Catholics who were persecuted by the state in China should be prepared for martyrdom.
"If the circumstance so requires, then we must be ready for martyrdom, there is no choice," he said.
He called on the Holy See to do more to protect Catholics in China, who are often subjected to harassment and intimidation by authorities.
The Chinese Communist Party forced Chinese Roman Catholics to cut their ties with the Vatican in 1951, shortly after it seized power.
Worship is allowed only in state-sanctioned churches, which recognise the Pope as a spiritual leader but appoint their own priests and bishops.
Millions of Chinese, however, belong to unofficial, "underground" congregations that are loyal to Rome.
Cardinal Zen, who was the archbishop of Hong Kong until he retired in April, said the Vatican should be more concerned with Chinese Catholics' religious freedom than with any moves towards switching diplomatic recognition from Taiwan to Beijing.

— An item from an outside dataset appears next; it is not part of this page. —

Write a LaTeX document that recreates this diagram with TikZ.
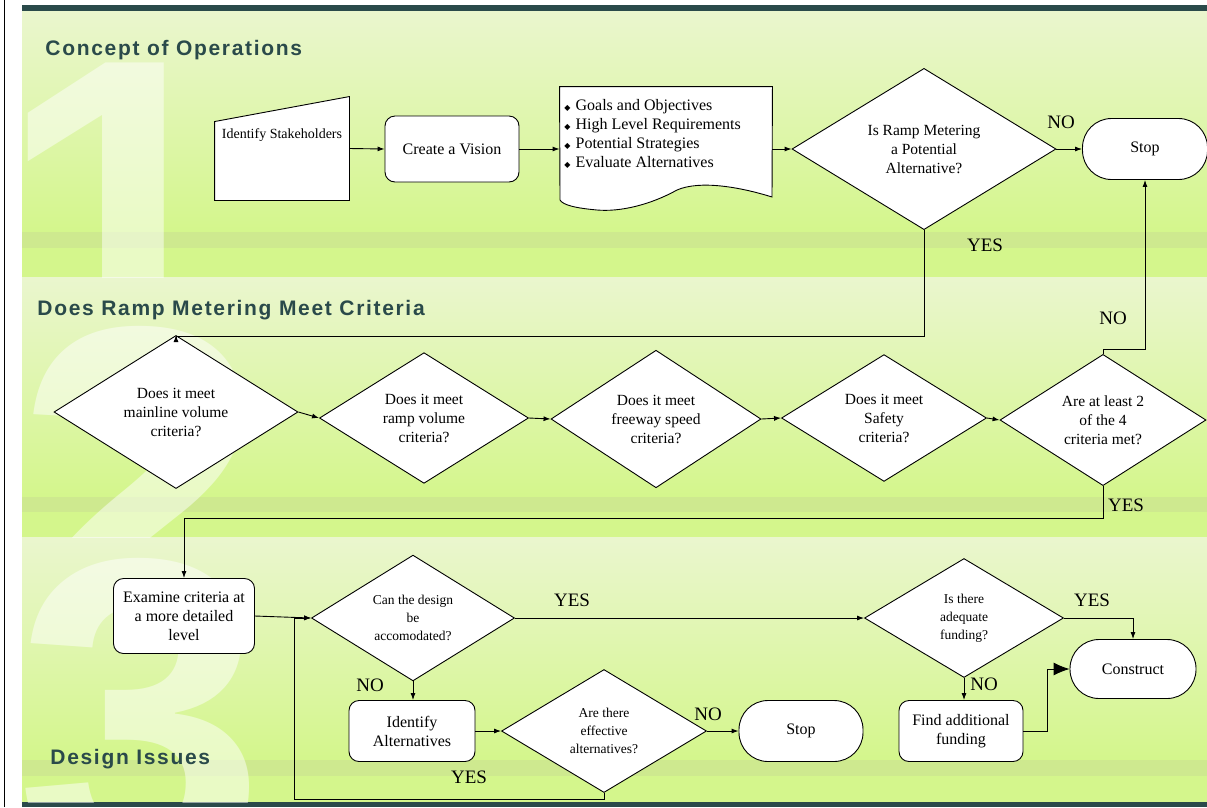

In 2007, Pope Benedict XVI sent a letter to Catholics in China, praising the underground church but also urging the faithful to reconcile with followers of the official church.
Cardinal Zen, an outspoken advocate of freedom of worship and a critic of Beijing, said the letter was supposed to have ushered in a new season of relations with Chinese authorities but had failed to do so.
"We've come to the point where it's not possible and just to accept compromise as we did before," he told the Vatican-affiliated missionary news agency AsiaNews.
"In these two years there hasn't been a turn toward clarity. In fact, it seems to me that we're taking a worrisome slide along the slope of compromise."
A planned assembly of official Chinese priests and bishops this year would be "a slap in the face" and an "insult" to the Pope" because it would "completely ignore" his letter.
Pope Benedict XVI has made improving often-tense relations with Beijing a priority of his papacy and has sought to unify the country's 12 million faithful under his wing.
But there has been little tangible evidence of progress in his four-year effort, and the Liu Bainian, a spokesman for the Catholic Patriotic Association of China, declined to comment on Cardinal Zen's remarks, saying they were his personal comments.
Meanwhile Pope Benedict said in Rome that the ordination of priests planned by an ultraconservative group would not be valid even though he lifted the excommunications of the organisation's leaders, including a British bishop, earlier this year.
The Vatican said the breakaway Society of Pius X has no official status within the Catholic Church.
The group announced earlier this month that it planned to ordain three priests and three deacons on June 27 at a seminary in Germany.
In January, Benedict caused outrage among moderate Catholics and Jewish groups when he lifted the excommunication of the society's four bishops, including Bishop Richard Williamson, who has denied the Holocaust.